I thought I would share this as it may help others. For years our Avensis Verso 2.0 D4-D has suffered with the dreaded 1251 fault code problem. Basically at random intervals (mostly many months apart) the vehicle suddenly goes into limp home mode (sudden loss of power but engine still running with warning light on). In our case pulling over, turning the ignition off and then on again got it out of limp home mode and all was OK for another few months. Toyota dealer said new turbo was needed. Forums seemed to suggest that cleaning the EGR valve was the solution. We just lived with it, although we had a few scary moments (actually downright dangerous!). One day, after a service, the mechanic said it seemed to lack power and sure enough it did. It was driveable but very flat. He suspected a MAF fault. I decided to have a go at fixing it myself. Here is the sequence I went through:
I took out the MAF sensor and cleaned it (it was quite dirty). Refitted it and the engine seemed smoother but no extra power.
Order new MAF on ebay. Fitted it. No difference.
Removed the EGR valve and cleaned it (all I had to hand was eco-friendly bicycle degreaser and an old toothbrush - worked a treat) lubricated the actuator with GT85 and manually worked the valve, rotating it at the same time to ensure it was clean all the way round.
Refitted EGR - again seemed to run smoother but still no extra power.
Checked turbo variable vane actuator linkage - this was fine and the vanes could be moved freely throughout their range with no sticking - squirted GT85 around the linkage and worked it back and forth just to be sure.
The actuator rod comes out of a small flying saucer shaped 'thing' to which a vacuum source is connected. Without vacuum the rod is extended and as vacuum is applied so the rod is drawn up into the 'thing' which in turn changes the pitch of the variable vanes in the turbo (or so it seems). I followed the vacuum tubing from the actuator back to the turbo vacuum valve (E-VRV). This is the device that modulates the vacuum supplied to the actuator.

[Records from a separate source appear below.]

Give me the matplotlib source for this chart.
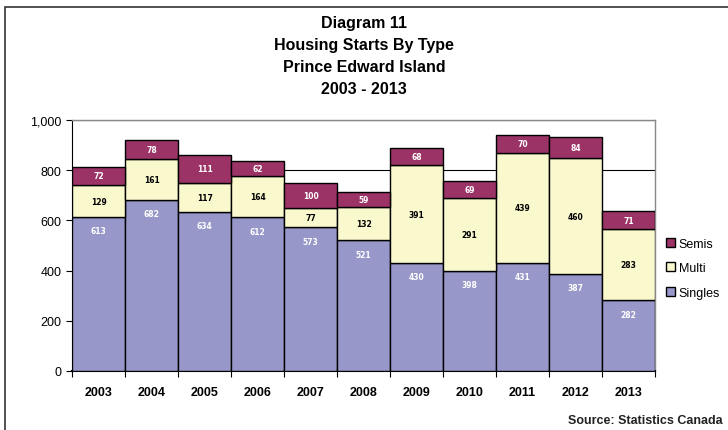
import matplotlib
matplotlib.use("Agg")
import matplotlib.pyplot as plt
from matplotlib.patches import Rectangle
from matplotlib.ticker import FuncFormatter
import numpy as np

years = ["2003", "2004", "2005", "2006", "2007", "2008", "2009", "2010", "2011", "2012", "2013"]
singles = [613, 682, 634, 612, 573, 521, 430, 398, 431, 387, 282]
multi = [129, 161, 117, 164, 77, 132, 391, 291, 439, 460, 283]
semis = [72, 78, 111, 62, 100, 59, 68, 69, 70, 84, 71]

plt.rcParams['font.family'] = ['Liberation Sans', 'DejaVu Sans']

fig = plt.figure(figsize=(7.28, 4.31), dpi=100)
ax = fig.add_axes([0.099, 0.137, 0.801, 0.582])

# frame round the whole figure
fig.patches.append(Rectangle((0.007, -0.1), 1.2, 1.081, transform=fig.transFigure,
                             fill=False, edgecolor="#333333", linewidth=1.2))

x = np.arange(len(years))
singles = np.array(singles)
multi = np.array(multi)
semis = np.array(semis)

c_sing, c_multi, c_semi = "#9797C9", "#FAF8CD", "#9B3366"
b1 = ax.bar(x, singles, width=1.0, color=c_sing, edgecolor="black", linewidth=1.0, label="Singles", zorder=3)
b2 = ax.bar(x, multi, bottom=singles, width=1.0, color=c_multi, edgecolor="black", linewidth=1.0, label="Multi", zorder=3)
b3 = ax.bar(x, semis, bottom=singles + multi, width=1.0, color=c_semi, edgecolor="black", linewidth=1.0, label="Semis", zorder=3)

# value labels
for i in range(len(years)):
    ax.text(x[i], singles[i] - 55, str(singles[i]), ha="center", va="center",
            color="white", fontsize=5.5, fontweight="bold", family="DejaVu Sans", zorder=4)
    ax.text(x[i], singles[i] + multi[i] / 2, str(multi[i]), ha="center", va="center",
            color="black", fontsize=5.5, fontweight="bold", family="DejaVu Sans", zorder=4)
    ax.text(x[i], singles[i] + multi[i] + semis[i] / 2, str(semis[i]), ha="center", va="center",
            color="white", fontsize=5.5, fontweight="bold", family="DejaVu Sans", zorder=4)

ax.set_xlim(-0.5, len(years) - 0.5)
ax.set_ylim(0, 1000)
ax.set_yticks(range(0, 1001, 200))
ax.yaxis.set_major_formatter(FuncFormatter(lambda v, p: f"{int(v):,}"))
ax.grid(axis="y", color="black", linewidth=0.8, zorder=0)

ax.set_xticks(x)
ax.set_xticklabels(years, fontweight="bold", fontsize=9)
ax.set_xticks(np.arange(-0.5, len(years)), minor=True)
ax.tick_params(axis="x", which="major", length=0, pad=11)
ax.tick_params(axis="x", which="minor", length=4, width=0.8)
ax.tick_params(axis="y", labelsize=9, length=4, width=0.8)

for s in ["top", "right"]:
    ax.spines[s].set_color("#888888")
    ax.spines[s].set_linewidth(1.0)
ax.spines["left"].set_color("black")
ax.spines["bottom"].set_color("black")
ax.spines["bottom"].set_linewidth(1.5)

fig.text(0.5, 0.962, "Diagram 11\nHousing Starts By Type\nPrince Edward Island\n2003 - 2013",
         ha="center", va="top", fontsize=11.5, fontweight="bold", linespacing=1.58)

leg = ax.legend(handles=[b3, b2, b1], loc="center left", bbox_to_anchor=(1.01, 0.41),
                frameon=False, fontsize=9, handlelength=0.7, handleheight=0.7,
                handletextpad=0.3, labelspacing=1.0, borderaxespad=0)

fig.text(0.993, 0.01, "Source: Statistics Canada", ha="right", va="bottom",
         fontsize=9, fontweight="bold", color="#222222")

fig.savefig("out.png", dpi=100)
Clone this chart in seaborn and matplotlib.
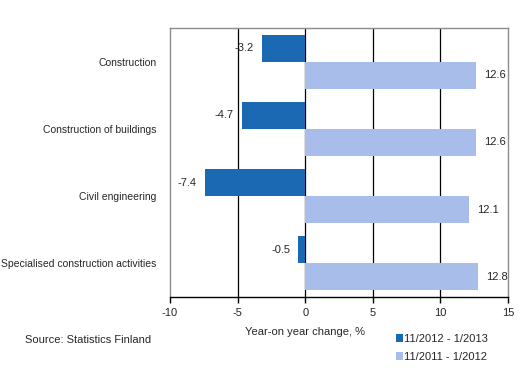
import pandas as pd
import numpy as np
import matplotlib
matplotlib.use('Agg')
import matplotlib.pyplot as plt
import seaborn as sns

# data
categories = ['Construction', 'Construction of buildings', 'Civil engineering',
              'Specialised construction activities']
series_names = ['11/2012 - 1/2013', '11/2011 - 1/2012']
recent = [-3.2, -4.7, -7.4, -0.5]
previous = [12.6, 12.6, 12.1, 12.8]
xticks = [-10, -5, 0, 5, 10, 15]

df = pd.DataFrame({
    'category': categories * 2,
    'period': [series_names[0]] * 4 + [series_names[1]] * 4,
    'change': recent + previous,
})

sns.set_style('white')
plt.rcParams['font.family'] = ['Liberation Sans', 'DejaVu Sans']
plt.rcParams['font.size'] = 8

fig = plt.figure(figsize=(5.28, 3.8), dpi=100)
ax = fig.add_axes([170 / 528, 1 - 297 / 380, 338 / 528, 269 / 380])

palette = ['#1c69b3', '#a8bdea']
sns.barplot(data=df, y='category', x='change', hue='period', order=categories,
            hue_order=series_names, palette=palette, orient='h', width=0.8,
            saturation=1, linewidth=0, ax=ax, zorder=3)

for cont in ax.containers:
    ax.bar_label(cont, fmt='%.1f', padding=6, fontsize=8)

ax.set_xlim(-10, 15)
ax.set_xticks(xticks)
ax.set_xticklabels([str(t) for t in xticks])
for t in [-5, 0, 5, 10]:
    ax.axvline(t, color='black', linewidth=0.9, zorder=1)

for side in ['left', 'top', 'right']:
    ax.spines[side].set_color('#8c8c8c')
    ax.spines[side].set_linewidth(1)
ax.spines['bottom'].set_color('black')
ax.spines['bottom'].set_linewidth(1)

ax.tick_params(axis='x', bottom=True, length=4, width=1, color='black', pad=4, labelsize=8)
ax.tick_params(axis='y', left=False, pad=6, labelsize=7.5)
ax.set_ylabel('')
ax.set_xlabel('Year-on year change, %', fontsize=8)
ax.xaxis.set_label_coords((305 - 170) / 338, -0.11)

handles, labels = ax.get_legend_handles_labels()
ax.get_legend().remove()
fig.legend(handles, labels, loc='upper left', bbox_to_anchor=(390 / 528, 1 - 328 / 380),
           frameon=False, fontsize=8, handlelength=0.7, handleheight=0.7,
           handletextpad=0.1, labelspacing=0.75, borderpad=0)

fig.text(25 / 528, 1 - 340 / 380, 'Source: Statistics Finland', fontsize=8, va='center')

fig.savefig('out.png', dpi=100)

Next I bypassed the E-VRV by connecting its vacuum supply tubing directly to the output tubing and then took the car for a spin round the block (cautiously as I'm not sure if this step is actually a good idea or not). It was immediately clear that the turbo was now doing what it should although as I sped up the engine fault light came on - but I suspected this would probably happen. To me this proved that the E-VRV was faulty, so I ordered a replacement (ebay)
Fitted the replacement and the vehicle is now driving better than it ever has. It is like having a new car. We have had no 1251 errors since. No more dropping into limp home.
I suspect that the E-VRV must develop some sort of intermittent fault and get temporarily stuck every now an then. Anyway if it hadn't failed completely I probably would not have found the true source of the 1251 problem on my particular vehicle. I hope this post helps someone else.